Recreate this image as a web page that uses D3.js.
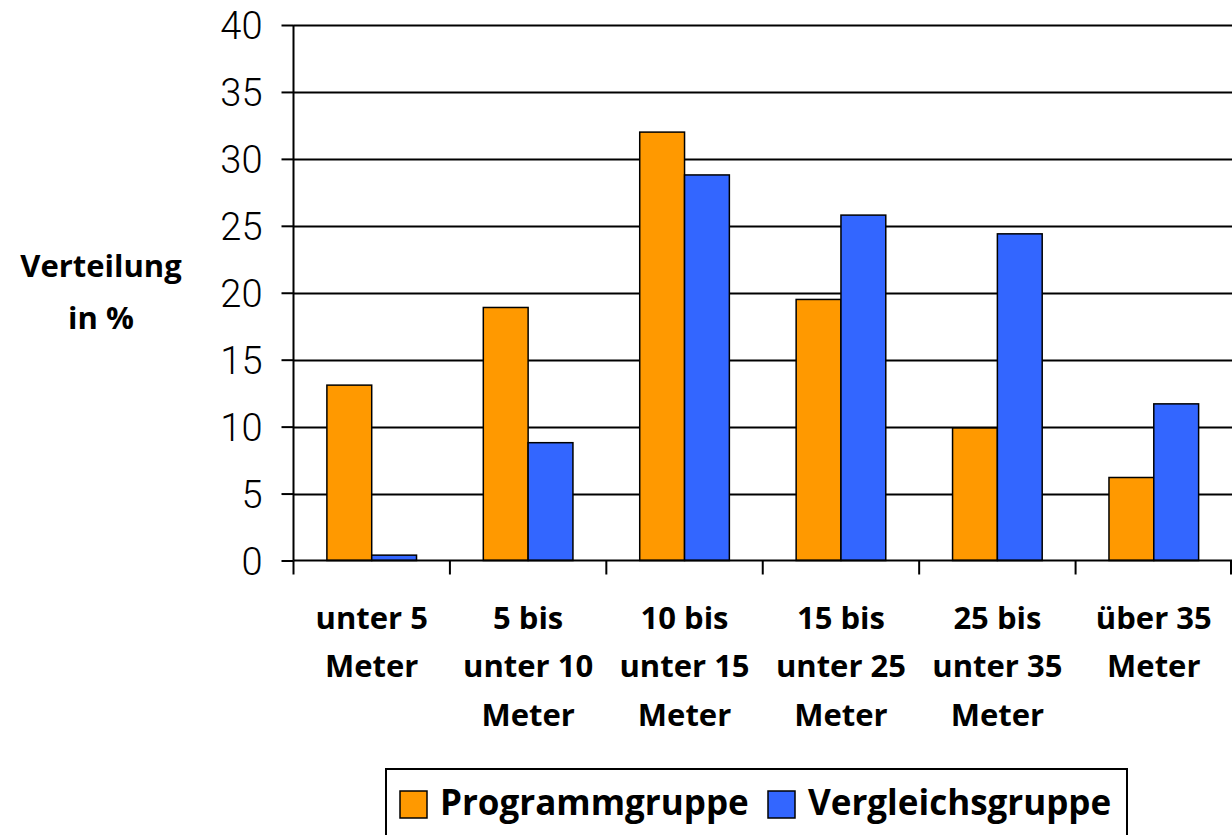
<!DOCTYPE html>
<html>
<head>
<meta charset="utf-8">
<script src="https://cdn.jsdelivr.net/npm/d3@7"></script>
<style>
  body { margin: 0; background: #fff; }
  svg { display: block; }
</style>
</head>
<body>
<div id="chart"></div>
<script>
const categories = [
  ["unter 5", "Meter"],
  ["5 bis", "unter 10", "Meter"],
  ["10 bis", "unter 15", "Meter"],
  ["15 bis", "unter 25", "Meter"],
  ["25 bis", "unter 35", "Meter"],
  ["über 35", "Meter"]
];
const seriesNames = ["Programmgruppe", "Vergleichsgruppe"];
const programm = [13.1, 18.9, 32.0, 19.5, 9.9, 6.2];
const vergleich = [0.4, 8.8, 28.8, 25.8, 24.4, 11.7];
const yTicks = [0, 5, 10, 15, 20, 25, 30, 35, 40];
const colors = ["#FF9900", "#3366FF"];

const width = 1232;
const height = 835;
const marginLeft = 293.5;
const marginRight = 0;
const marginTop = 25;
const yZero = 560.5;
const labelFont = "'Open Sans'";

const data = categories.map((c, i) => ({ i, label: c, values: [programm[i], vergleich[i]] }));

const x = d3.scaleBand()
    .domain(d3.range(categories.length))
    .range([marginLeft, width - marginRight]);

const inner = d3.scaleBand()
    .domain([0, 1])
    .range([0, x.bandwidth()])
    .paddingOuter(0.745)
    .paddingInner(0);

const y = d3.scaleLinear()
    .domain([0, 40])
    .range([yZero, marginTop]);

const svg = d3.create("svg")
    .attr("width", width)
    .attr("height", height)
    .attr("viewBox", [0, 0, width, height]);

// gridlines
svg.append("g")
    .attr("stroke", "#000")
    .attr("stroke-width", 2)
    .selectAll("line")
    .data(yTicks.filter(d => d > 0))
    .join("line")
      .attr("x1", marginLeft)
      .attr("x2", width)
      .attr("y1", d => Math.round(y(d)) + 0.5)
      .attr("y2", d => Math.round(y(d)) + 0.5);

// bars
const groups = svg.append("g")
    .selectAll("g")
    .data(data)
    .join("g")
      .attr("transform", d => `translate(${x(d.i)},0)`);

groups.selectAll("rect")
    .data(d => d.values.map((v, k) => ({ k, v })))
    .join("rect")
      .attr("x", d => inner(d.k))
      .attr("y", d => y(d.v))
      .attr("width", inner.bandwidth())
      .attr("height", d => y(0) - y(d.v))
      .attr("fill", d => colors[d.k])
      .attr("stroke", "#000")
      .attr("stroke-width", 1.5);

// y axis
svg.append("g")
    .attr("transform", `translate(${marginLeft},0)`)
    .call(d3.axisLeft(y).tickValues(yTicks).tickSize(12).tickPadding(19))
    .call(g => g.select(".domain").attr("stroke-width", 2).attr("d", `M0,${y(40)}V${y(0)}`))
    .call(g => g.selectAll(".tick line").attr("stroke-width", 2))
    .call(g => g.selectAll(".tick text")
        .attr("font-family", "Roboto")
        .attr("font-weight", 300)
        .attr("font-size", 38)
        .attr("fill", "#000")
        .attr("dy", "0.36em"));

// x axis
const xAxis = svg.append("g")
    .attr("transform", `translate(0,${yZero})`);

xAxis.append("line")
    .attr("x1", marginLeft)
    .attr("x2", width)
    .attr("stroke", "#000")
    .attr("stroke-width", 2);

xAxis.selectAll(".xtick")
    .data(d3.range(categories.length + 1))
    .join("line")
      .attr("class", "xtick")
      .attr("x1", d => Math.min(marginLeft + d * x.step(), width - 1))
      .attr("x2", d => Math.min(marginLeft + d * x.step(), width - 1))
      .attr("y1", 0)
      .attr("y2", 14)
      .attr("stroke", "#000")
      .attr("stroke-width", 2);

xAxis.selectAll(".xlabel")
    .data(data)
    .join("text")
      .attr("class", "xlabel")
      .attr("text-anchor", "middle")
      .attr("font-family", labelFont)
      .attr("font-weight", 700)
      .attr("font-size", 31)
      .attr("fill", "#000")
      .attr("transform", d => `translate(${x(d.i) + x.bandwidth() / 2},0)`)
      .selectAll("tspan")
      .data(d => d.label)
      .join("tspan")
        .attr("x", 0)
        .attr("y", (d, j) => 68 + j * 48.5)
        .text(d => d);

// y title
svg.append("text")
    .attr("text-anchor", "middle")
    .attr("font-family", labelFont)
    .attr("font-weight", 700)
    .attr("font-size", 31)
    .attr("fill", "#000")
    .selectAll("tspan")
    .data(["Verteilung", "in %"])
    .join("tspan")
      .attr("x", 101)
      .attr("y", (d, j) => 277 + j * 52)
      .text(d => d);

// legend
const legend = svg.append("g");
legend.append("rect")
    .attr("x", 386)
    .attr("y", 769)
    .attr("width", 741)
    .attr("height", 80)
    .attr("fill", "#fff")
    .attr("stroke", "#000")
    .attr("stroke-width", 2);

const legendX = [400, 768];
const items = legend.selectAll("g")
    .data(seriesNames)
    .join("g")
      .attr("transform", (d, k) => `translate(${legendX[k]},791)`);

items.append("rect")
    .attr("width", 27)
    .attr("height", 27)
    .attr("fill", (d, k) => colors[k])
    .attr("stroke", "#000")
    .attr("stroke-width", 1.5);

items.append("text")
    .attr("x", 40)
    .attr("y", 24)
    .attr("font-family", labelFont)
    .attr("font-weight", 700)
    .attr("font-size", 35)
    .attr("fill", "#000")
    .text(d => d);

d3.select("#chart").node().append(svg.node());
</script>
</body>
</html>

^^^^

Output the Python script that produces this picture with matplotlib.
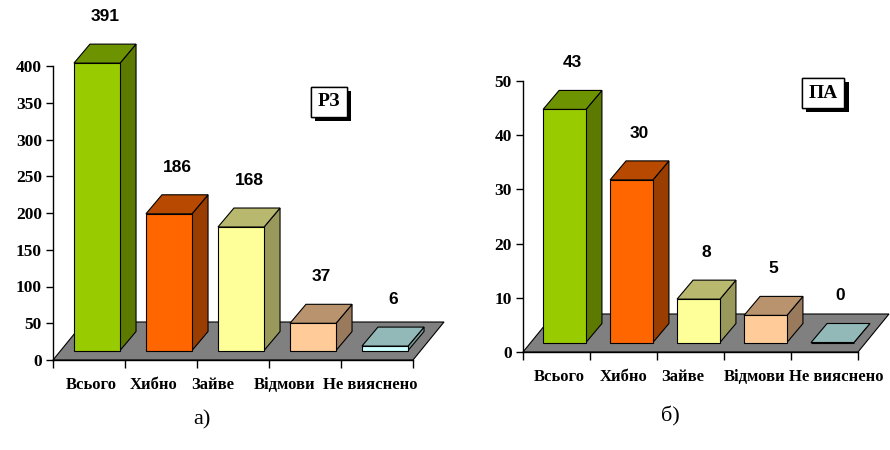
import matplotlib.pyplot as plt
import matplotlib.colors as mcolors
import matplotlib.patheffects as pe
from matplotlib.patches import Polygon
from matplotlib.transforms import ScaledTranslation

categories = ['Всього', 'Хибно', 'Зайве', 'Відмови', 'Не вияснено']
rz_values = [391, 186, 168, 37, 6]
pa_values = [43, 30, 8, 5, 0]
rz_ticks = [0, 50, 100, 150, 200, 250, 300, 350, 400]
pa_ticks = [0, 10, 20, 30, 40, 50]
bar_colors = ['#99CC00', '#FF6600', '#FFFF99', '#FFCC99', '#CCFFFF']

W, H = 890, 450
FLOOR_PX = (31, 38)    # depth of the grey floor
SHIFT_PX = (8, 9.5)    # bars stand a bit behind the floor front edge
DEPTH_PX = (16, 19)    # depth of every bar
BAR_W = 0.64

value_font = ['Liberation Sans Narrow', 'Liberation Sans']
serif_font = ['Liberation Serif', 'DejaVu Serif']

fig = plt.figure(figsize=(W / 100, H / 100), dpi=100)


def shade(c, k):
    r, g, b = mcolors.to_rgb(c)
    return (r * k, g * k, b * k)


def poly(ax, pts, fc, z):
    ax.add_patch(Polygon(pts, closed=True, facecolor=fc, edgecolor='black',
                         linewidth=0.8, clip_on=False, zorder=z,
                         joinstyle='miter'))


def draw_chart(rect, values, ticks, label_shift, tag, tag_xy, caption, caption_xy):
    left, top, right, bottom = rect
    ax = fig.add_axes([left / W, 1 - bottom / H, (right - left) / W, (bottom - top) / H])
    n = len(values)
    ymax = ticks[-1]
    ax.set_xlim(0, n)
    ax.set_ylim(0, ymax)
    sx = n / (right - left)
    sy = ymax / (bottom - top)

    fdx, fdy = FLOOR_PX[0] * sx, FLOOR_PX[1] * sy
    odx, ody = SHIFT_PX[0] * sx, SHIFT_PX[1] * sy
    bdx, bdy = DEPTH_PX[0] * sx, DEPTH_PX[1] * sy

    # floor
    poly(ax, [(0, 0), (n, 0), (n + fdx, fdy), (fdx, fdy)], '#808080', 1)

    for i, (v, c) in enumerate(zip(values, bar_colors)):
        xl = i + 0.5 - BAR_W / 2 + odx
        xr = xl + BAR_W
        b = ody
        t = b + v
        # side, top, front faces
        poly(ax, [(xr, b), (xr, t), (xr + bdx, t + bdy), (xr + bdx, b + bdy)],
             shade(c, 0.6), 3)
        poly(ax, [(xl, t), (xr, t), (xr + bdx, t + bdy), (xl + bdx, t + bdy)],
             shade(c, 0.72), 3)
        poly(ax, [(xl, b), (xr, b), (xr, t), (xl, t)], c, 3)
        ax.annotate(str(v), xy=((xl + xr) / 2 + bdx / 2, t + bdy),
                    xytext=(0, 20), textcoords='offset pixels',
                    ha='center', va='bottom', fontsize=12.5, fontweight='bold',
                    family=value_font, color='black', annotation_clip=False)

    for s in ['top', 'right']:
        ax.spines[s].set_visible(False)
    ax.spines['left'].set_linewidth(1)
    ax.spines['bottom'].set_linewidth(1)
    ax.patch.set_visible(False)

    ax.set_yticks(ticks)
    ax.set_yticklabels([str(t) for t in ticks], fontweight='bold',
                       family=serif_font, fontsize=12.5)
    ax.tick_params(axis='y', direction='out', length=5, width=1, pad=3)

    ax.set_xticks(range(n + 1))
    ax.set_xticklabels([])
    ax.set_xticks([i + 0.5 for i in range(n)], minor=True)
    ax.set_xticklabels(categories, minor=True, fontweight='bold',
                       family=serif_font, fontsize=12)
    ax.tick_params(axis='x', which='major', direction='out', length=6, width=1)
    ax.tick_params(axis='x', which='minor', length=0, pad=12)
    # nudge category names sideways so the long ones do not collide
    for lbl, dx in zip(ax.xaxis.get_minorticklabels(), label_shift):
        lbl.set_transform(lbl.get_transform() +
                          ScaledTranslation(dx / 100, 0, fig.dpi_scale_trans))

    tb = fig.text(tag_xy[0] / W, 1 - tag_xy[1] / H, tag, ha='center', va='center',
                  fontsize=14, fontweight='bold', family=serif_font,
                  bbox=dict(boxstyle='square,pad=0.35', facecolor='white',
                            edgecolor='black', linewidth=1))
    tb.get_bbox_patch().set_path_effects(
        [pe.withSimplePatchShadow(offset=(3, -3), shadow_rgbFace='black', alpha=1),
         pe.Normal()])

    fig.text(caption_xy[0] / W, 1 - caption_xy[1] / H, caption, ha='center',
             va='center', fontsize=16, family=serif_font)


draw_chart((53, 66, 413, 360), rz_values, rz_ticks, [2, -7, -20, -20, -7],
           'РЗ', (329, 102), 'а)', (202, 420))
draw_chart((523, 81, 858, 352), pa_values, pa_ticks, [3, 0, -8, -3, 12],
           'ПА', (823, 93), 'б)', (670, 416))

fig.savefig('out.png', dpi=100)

^^^^

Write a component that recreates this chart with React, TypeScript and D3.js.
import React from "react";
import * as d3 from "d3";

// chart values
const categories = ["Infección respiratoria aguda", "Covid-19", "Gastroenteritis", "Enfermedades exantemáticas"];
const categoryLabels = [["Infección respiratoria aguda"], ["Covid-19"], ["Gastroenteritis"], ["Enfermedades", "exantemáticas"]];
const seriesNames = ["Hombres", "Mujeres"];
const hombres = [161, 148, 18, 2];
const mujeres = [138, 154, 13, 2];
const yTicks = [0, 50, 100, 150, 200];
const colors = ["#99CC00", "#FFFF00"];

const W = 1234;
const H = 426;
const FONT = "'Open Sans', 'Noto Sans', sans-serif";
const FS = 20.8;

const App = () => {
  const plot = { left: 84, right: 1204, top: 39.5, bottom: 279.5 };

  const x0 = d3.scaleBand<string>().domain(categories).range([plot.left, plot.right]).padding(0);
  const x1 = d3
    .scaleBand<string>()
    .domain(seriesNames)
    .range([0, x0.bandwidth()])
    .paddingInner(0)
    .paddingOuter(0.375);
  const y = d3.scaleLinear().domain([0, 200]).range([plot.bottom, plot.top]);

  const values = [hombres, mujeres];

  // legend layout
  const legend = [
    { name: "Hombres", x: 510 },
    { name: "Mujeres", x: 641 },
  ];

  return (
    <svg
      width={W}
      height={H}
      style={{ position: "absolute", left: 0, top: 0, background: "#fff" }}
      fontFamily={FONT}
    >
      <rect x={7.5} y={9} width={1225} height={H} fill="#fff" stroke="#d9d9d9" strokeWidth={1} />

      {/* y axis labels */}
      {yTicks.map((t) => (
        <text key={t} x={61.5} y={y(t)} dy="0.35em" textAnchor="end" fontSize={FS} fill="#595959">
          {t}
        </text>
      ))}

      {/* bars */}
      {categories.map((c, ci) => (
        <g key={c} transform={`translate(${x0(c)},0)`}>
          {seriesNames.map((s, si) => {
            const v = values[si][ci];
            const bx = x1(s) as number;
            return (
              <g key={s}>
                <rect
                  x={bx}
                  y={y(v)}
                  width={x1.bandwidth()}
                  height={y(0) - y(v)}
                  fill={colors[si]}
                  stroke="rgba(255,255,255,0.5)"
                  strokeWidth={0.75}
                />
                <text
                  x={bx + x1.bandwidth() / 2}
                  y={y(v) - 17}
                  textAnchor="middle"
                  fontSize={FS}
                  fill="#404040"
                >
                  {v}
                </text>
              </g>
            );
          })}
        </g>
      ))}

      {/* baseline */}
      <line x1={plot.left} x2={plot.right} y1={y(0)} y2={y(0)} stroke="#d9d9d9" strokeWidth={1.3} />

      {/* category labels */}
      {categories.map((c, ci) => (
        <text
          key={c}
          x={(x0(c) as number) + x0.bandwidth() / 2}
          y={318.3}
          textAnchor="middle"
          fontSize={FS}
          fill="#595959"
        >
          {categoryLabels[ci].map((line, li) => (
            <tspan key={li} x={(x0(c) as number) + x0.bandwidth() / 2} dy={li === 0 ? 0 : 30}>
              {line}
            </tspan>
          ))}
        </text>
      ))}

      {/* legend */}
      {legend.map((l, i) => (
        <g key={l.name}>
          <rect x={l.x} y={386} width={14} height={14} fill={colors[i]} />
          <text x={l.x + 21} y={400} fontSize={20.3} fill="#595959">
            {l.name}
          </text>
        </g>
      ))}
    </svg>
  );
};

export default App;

^^^^

## [The exercise]
What number of lines in the records contain the word "React"? Answer with that number alone.

## [Result of the exercise]
2